The artists created a wide variety of works across different fields — painting, art-installations, collage, story scrolls, photography and a graphic novel. One artist created a short film that used the photos with a narration by the imagined soldier who (the artist decided) was a Jew from Baltimore who had worked in his uncle’s photography studio before he got drafted.

A photographer documented the life of a cricket umpire who was born on April 27, 1945, the same day some of the photos were developed. Jerri created a jigsaw puzzle with the photographs because “it is a mystery we are yet to unravel fully”.

“Following the Box: An Artistic Exploration Of An Archive Of Anonymous Photographs From India” had its first showing at the Birla Academy of Art and Culture in Kolkata in the second week of February 2015.

It had over 2000 visitors. “One visitor said thank you for bringing the photos back, they are a part of my childhood,” said Zbiral. After wrapping up in Kolkata, “Following The Box” will travel to Delhi and Mumbai.

A film on the project premiered at the New York Indian Film Festival on May 7th.

Zbiral and Teller have also put together an exhibit of eight panels based on photos, stories and information about their project. The panels also place the photos in context with India in 1945, when the country was two years from independence: Bengal had been devastated by a famine which was exacerbated by Britain diverting rice.

This was when Subhas Chandra Bose, the Bengali leader of the Indian National Congress, had declared, “Freedom is not given, it is taken.” There were rumours that the Japanese were planning an invasion of Kolkata.

“The most interesting part is that initially we knew nothing about the photographs. Things manifested, as life does, on our way forward,” says Teller. The exhibit will be shown at American consulates in Delhi, Chennai, Hyderabad, Kolkata and Mumbai.

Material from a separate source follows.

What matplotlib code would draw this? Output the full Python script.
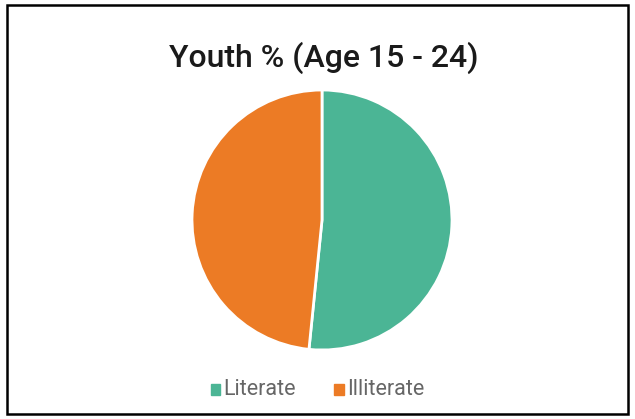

Zbiral and Teller are now back in the US. “We came via Dubai and managed to see a bit of it in the ride from the airport to the hotel,” Teller says. “Very strange to think that at least some of the people we saw were likely to be reading about our project in the near future; as if we knew the future!”

Teller will be back in India in a couple of months to prepare for the Delhi opening of “Following The Box”. The Fulbright is over, and they are getting freaked out about the time line. “We haven’t had time to do serious fundraising. To develop a major show, most museums get corporate backing,” Zbiral says.

They’ve had meetings with potential funders and remain hopeful.

The identity of the photographer may remain elusive, but — as the exhibition concludes “... as new clues surface, it becomes ever more apparent that history is alive, that all of us play a part. Untold stories lie hidden in countless shoeboxes. We just have to make the time to look”.

Anuradha Sengupta is a writer based in Mumbai.